Given problem:
Start at the line containing "Convert this diagram to TikZ code.", stop at the line containing "(d1) at (9,422)", and please reproduce every line in between, both ends included, without pictures.

(Extracted records)
▽
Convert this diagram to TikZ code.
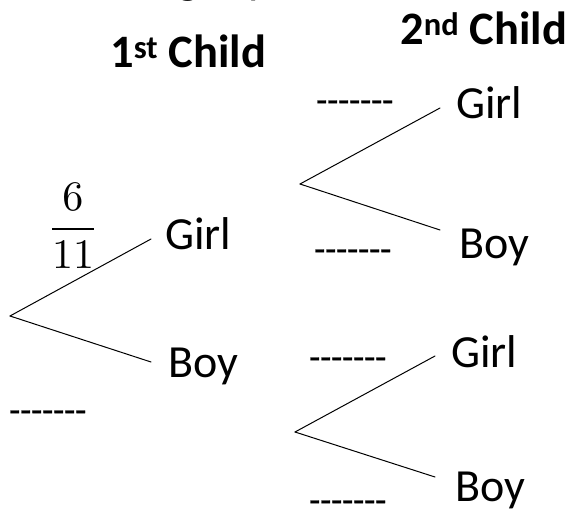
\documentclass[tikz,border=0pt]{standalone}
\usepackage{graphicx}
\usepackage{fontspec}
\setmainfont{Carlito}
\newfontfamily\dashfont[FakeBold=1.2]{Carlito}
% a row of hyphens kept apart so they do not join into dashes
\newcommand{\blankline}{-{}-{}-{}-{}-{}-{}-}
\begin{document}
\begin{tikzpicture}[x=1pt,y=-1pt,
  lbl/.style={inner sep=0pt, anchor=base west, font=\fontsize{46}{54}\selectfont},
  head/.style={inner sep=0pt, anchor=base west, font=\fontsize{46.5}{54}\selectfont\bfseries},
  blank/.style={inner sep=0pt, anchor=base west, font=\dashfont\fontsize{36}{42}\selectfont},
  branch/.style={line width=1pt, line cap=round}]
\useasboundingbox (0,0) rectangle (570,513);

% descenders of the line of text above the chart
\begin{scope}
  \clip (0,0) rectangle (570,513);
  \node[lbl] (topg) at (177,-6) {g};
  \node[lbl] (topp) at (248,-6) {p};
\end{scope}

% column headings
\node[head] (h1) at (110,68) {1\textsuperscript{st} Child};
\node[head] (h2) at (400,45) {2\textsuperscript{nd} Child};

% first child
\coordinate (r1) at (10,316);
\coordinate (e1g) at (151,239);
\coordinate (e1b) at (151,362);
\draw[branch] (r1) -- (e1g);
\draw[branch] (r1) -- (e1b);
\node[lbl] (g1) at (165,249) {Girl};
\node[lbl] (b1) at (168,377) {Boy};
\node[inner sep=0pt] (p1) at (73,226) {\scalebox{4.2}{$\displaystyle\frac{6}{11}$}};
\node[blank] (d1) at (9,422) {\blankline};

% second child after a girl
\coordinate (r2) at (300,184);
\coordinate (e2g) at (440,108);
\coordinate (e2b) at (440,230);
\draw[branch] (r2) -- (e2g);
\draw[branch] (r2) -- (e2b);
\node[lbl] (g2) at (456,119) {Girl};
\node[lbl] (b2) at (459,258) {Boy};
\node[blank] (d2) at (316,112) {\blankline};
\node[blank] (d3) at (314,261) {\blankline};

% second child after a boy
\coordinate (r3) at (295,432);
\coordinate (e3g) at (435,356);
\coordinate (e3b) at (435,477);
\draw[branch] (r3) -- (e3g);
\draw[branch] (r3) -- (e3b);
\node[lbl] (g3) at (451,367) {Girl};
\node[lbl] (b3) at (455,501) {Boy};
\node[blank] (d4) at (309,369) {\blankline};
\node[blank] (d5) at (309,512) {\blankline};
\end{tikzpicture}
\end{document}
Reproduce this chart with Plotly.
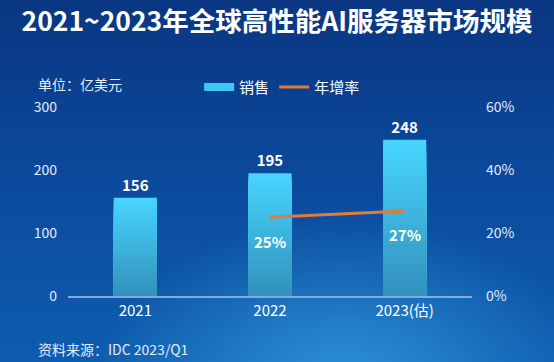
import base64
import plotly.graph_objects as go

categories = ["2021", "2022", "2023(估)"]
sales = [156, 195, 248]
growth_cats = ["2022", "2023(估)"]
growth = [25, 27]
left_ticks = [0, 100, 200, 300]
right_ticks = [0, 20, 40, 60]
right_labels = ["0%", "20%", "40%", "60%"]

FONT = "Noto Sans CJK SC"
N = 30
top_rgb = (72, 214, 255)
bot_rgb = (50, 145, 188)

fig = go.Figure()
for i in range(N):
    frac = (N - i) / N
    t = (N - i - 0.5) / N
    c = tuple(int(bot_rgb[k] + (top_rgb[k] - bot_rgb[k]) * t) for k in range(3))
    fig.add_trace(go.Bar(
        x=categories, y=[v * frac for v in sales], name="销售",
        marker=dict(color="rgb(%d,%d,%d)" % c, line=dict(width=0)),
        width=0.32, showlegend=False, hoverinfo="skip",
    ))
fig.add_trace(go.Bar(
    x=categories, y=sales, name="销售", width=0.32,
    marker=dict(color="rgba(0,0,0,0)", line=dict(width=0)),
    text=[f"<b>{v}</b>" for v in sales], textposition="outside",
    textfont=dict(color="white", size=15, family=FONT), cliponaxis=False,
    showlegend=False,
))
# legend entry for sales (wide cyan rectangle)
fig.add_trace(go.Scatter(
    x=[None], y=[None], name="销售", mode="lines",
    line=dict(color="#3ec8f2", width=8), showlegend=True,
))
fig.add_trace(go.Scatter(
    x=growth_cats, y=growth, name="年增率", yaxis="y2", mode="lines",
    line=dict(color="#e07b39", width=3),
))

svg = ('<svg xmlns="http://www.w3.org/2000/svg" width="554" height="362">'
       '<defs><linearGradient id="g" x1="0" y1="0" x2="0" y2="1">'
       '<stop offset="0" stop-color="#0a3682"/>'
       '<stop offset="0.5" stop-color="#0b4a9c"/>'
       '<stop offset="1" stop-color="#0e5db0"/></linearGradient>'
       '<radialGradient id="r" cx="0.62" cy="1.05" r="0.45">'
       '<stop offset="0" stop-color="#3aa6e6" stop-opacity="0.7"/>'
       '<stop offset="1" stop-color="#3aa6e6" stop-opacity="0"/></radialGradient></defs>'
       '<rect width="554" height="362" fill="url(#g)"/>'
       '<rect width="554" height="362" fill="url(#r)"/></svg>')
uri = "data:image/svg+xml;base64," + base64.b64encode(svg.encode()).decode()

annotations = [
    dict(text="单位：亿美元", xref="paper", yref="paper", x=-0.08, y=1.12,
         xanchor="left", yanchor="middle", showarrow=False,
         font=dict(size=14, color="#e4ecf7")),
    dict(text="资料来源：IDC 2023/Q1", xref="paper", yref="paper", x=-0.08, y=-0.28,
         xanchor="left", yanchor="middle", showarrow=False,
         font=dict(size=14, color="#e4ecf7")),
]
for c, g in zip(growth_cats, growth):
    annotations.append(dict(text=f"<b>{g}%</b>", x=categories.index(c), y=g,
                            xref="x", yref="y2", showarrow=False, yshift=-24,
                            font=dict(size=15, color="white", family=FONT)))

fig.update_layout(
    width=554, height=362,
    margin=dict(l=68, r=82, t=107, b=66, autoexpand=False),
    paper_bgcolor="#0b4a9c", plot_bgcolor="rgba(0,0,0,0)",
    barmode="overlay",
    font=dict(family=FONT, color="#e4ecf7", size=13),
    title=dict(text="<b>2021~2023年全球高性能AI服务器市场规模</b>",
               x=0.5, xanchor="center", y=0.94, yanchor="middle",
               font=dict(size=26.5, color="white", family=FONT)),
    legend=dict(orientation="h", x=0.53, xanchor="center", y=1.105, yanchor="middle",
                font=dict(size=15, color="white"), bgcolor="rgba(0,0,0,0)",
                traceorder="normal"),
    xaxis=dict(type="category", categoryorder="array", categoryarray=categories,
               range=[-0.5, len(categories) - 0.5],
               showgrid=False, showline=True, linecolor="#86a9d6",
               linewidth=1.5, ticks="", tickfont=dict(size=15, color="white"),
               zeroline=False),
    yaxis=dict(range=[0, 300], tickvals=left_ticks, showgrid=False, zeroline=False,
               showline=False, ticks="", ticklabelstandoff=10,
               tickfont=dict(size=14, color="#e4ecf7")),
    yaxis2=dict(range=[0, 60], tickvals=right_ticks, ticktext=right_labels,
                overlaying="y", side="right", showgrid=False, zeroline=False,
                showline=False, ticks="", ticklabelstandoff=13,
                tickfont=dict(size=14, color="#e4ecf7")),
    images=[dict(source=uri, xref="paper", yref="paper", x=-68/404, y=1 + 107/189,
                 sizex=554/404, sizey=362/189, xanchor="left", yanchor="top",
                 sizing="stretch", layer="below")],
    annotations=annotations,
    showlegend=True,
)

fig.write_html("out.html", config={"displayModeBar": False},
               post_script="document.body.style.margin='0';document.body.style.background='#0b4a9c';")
△
▽
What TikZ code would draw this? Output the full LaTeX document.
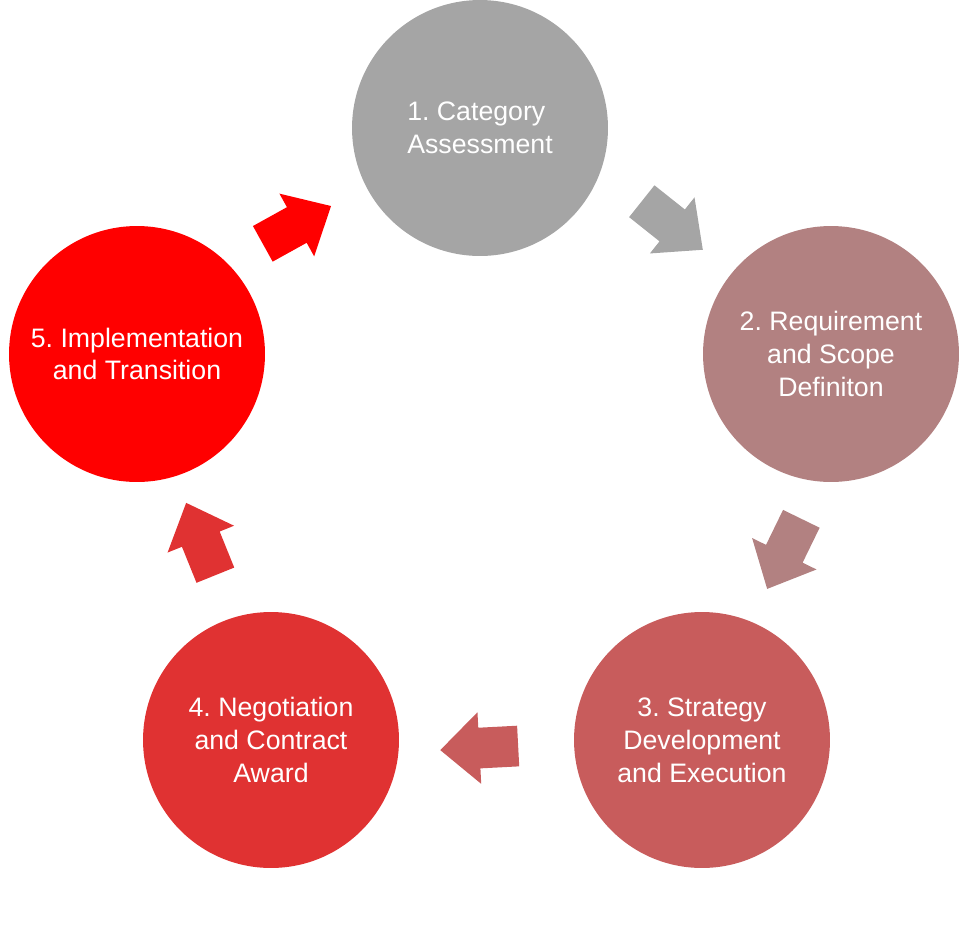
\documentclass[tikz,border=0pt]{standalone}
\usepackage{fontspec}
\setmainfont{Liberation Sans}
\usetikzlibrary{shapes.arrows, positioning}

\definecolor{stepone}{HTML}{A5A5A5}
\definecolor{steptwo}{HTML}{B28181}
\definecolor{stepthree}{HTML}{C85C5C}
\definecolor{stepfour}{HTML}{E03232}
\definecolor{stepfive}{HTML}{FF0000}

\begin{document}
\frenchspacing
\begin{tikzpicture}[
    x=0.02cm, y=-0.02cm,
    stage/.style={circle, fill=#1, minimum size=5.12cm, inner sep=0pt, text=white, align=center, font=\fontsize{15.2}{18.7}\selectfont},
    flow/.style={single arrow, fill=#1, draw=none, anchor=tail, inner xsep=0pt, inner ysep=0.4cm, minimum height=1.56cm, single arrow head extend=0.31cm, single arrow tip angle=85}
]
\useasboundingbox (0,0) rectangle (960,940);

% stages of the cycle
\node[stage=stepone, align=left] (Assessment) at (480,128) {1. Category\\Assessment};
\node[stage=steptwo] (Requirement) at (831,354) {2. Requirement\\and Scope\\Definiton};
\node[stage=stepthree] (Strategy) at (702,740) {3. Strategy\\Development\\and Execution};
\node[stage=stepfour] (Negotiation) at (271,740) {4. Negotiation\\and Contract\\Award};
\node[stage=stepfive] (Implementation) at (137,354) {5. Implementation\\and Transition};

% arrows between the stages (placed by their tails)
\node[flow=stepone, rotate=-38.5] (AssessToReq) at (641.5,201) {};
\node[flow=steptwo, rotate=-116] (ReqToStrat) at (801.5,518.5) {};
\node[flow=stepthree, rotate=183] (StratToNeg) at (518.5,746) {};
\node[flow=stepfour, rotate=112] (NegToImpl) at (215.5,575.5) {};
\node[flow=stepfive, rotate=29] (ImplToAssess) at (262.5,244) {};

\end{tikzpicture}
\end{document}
△
Exercise answer:
Convert this diagram to TikZ code.
\documentclass[tikz,border=0pt]{standalone}
\usepackage{graphicx}
\usepackage{fontspec}
\setmainfont{Carlito}
\newfontfamily\dashfont[FakeBold=1.2]{Carlito}
% a row of hyphens kept apart so they do not join into dashes
\newcommand{\blankline}{-{}-{}-{}-{}-{}-{}-}
\begin{document}
\begin{tikzpicture}[x=1pt,y=-1pt,
  lbl/.style={inner sep=0pt, anchor=base west, font=\fontsize{46}{54}\selectfont},
  head/.style={inner sep=0pt, anchor=base west, font=\fontsize{46.5}{54}\selectfont\bfseries},
  blank/.style={inner sep=0pt, anchor=base west, font=\dashfont\fontsize{36}{42}\selectfont},
  branch/.style={line width=1pt, line cap=round}]
\useasboundingbox (0,0) rectangle (570,513);

% descenders of the line of text above the chart
\begin{scope}
  \clip (0,0) rectangle (570,513);
  \node[lbl] (topg) at (177,-6) {g};
  \node[lbl] (topp) at (248,-6) {p};
\end{scope}

% column headings
\node[head] (h1) at (110,68) {1\textsuperscript{st} Child};
\node[head] (h2) at (400,45) {2\textsuperscript{nd} Child};

% first child
\coordinate (r1) at (10,316);
\coordinate (e1g) at (151,239);
\coordinate (e1b) at (151,362);
\draw[branch] (r1) -- (e1g);
\draw[branch] (r1) -- (e1b);
\node[lbl] (g1) at (165,249) {Girl};
\node[lbl] (b1) at (168,377) {Boy};
\node[inner sep=0pt] (p1) at (73,226) {\scalebox{4.2}{$\displaystyle\frac{6}{11}$}};
\node[blank] (d1) at (9,422) {\blankline};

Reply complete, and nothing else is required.